“Nature is both my inspiration and my source material. My aim is to interrupt the natural growing process. If grasses or twigs were just left outside, within months they would be gone. With my works, I step in to halt the decay.”
Komorebi | Dappled Light, a solo exhibition by Japanese-born, UK-based artist Kazuhito Takadoi, whose intricate sculptural works transform organic materials into meditations on nature, balance, light and the ephemeral.
The Japanese word komorebi describes the dappled effect of sunlight filtering through leaves — a moment of natural poetry that captures the quiet intensity of Kazuhito’s practice. Working with grasses grown in his own garden and hawthorn twigs harvested from a local farm, Kazuhito weaves and stitches each element by hand into refined, rhythmic forms. As with dappled light, his work is as much about what is seen as what is cast in shadow.

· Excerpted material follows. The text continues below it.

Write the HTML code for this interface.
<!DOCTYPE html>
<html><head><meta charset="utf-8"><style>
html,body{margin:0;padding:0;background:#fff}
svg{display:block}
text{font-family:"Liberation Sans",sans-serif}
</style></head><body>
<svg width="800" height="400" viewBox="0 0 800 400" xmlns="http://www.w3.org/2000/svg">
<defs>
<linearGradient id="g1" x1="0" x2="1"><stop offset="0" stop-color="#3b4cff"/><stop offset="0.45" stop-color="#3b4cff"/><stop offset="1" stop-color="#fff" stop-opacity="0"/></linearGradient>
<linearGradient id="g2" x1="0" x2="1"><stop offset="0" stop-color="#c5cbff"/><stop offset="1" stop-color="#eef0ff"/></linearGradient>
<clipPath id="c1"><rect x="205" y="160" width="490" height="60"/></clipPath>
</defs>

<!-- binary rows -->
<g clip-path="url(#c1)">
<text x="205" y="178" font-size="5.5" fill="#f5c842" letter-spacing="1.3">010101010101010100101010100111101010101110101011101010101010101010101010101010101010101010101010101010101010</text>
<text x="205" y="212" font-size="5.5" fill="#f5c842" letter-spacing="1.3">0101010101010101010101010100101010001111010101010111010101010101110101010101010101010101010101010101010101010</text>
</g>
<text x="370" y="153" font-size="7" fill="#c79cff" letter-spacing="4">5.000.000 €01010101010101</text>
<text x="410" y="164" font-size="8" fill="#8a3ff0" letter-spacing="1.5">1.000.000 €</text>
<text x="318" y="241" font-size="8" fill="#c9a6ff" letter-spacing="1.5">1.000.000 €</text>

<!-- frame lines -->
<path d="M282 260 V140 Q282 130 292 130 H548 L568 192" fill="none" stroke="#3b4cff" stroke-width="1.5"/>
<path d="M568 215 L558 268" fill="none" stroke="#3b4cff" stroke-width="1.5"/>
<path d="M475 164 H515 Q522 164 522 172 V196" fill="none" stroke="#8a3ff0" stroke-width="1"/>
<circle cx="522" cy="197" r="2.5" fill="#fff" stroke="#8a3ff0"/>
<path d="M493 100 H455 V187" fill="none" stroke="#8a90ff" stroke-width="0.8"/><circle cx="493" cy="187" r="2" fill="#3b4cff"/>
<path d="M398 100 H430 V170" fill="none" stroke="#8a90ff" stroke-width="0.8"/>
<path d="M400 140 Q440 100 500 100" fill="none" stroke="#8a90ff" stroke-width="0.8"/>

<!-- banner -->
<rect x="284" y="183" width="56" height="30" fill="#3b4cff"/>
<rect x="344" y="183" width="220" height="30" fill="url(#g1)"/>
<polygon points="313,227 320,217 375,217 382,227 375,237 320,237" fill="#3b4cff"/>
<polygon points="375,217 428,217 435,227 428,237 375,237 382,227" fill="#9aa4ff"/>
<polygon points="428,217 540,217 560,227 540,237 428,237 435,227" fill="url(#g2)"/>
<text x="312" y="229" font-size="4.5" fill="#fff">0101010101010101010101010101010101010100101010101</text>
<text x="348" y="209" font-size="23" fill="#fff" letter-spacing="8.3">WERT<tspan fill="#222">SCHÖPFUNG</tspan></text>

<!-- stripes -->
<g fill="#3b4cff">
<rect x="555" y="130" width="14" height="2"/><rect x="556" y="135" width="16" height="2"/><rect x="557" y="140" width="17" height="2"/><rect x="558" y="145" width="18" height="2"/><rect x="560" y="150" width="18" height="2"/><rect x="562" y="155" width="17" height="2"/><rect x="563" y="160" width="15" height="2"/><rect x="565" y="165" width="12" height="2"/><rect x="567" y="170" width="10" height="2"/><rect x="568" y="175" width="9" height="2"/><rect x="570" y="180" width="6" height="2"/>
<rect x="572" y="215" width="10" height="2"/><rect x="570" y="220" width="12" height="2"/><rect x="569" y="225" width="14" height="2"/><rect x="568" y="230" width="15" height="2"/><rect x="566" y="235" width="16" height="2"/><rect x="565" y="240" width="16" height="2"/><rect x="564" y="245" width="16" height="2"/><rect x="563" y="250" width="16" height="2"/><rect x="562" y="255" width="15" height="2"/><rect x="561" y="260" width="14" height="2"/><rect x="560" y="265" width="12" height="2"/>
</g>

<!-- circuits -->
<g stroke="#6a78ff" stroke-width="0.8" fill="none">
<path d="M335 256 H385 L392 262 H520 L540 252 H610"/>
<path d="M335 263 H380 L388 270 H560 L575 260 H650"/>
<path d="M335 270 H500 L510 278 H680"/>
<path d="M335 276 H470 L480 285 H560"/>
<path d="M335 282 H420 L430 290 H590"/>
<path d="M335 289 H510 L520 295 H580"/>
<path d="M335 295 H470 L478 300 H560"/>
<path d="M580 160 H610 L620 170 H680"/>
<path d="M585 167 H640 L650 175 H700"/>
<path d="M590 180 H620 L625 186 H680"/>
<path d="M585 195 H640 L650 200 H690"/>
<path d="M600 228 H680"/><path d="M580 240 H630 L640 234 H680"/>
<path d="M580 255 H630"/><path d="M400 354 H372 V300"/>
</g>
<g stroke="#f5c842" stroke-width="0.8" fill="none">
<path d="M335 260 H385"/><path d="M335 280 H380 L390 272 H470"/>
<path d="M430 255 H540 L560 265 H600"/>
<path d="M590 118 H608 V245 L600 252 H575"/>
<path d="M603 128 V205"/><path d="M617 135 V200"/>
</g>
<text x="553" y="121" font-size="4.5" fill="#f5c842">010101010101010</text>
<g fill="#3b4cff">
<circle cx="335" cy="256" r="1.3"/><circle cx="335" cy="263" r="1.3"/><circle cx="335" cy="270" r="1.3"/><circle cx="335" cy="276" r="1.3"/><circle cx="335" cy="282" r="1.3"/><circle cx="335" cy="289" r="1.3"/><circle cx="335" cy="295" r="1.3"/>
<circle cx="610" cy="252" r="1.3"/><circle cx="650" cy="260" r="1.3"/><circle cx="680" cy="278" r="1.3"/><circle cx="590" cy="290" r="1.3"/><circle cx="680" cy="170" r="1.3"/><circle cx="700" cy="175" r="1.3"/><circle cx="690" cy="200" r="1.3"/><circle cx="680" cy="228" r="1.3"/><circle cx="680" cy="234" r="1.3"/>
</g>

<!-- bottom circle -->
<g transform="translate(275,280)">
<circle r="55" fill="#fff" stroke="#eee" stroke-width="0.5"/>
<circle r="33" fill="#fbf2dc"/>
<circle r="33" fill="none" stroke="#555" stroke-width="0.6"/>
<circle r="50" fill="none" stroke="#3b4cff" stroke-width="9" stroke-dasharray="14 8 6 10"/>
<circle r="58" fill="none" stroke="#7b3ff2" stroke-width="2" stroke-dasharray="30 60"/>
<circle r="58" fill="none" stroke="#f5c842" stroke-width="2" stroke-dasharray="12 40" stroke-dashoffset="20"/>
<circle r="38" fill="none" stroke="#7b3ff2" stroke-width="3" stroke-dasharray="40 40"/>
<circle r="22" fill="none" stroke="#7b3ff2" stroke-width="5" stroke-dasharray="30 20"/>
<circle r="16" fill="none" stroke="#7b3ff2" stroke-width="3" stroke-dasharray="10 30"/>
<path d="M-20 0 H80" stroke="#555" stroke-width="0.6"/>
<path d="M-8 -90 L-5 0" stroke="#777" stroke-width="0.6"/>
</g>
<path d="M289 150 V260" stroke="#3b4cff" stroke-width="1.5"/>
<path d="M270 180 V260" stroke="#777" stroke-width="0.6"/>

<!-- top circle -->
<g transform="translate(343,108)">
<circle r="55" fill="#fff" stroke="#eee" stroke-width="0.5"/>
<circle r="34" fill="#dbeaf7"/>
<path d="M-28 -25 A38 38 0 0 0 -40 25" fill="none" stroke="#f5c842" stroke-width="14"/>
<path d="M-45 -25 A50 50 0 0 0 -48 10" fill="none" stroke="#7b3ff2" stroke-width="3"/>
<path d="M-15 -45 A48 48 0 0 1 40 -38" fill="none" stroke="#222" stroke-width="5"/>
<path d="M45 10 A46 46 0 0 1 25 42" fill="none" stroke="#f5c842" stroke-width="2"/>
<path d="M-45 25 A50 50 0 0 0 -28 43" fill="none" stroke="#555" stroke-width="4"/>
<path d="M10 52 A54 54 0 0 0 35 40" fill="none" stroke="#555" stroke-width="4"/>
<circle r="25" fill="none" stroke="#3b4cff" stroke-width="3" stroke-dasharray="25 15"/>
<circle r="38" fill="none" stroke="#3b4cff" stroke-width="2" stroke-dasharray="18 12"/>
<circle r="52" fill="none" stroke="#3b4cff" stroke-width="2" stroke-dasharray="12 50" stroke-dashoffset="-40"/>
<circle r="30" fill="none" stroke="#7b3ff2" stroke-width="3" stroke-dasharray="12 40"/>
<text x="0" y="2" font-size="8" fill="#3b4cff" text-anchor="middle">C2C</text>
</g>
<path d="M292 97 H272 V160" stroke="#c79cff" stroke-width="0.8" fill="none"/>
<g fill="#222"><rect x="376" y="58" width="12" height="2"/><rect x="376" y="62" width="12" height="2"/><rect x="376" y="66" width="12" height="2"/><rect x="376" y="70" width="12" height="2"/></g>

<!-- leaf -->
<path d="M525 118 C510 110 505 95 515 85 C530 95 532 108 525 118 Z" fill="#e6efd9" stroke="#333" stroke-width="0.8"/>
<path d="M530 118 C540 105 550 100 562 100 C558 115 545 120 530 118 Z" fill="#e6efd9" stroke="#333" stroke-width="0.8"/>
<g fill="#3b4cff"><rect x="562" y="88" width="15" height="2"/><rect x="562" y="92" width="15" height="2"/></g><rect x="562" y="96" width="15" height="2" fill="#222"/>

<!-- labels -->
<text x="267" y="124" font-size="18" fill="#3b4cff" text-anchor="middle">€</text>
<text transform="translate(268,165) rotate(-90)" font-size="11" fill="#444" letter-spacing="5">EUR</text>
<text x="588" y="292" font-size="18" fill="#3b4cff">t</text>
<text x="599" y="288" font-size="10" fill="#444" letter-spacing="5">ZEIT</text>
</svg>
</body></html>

Having trained in horticulture in Hokkaido and later at RHS Wisley in the UK, Kazuhito brings a gardener’s knowledge and a maker’s sensitivity to his work. The rhythm of the seasons is embedded in the work: each piece begins with a period of growth, gathering, and drying. His materials — once destined to decay —endure through craftsmanship, yet always carry the memory of their fragility.
The resulting pieces are both sculptural and ephemeral. Light plays a central role, activating the surface and casting shifting shadows across the wall. These shadows — which Kazuhito considers a form of drawing — are not incidental. They extend and echo the forms, becoming an integral part of the composition. “Shadow is three- dimensional,” he explains. “As the light changes or your point of view shifts, so too does the work.”
Kazuhito’s compositions range from circular and organic forms reminiscent of seedheads to linear arrangements that suggest wind-blown branches or ripples of water. Each work reflects a deep, quiet dialogue between the artist and his material. Some pieces are planned; others evolve intuitively — each twig added in response to the gesture of the last.
Komorebi | Dappled Light offers a meditative encounter with the natural world. Through patience, observation, and material knowledge, Kazuhito Takadoi invites us to pause and witness — to observe not only nature’s beauty but its fragility, its rhythms and its quiet resilience.
Kazuhito trained in Agriculture and Horticulture in Japan the US and in the UK, before studying Art and Garden Design in the UK. In 2019 Kazuhito was awarded a Special Mention at the prestigious Loewe Crafts Prizeand his work is now included in the Toshiba Galleries at the Victoria and Albert Museumin London.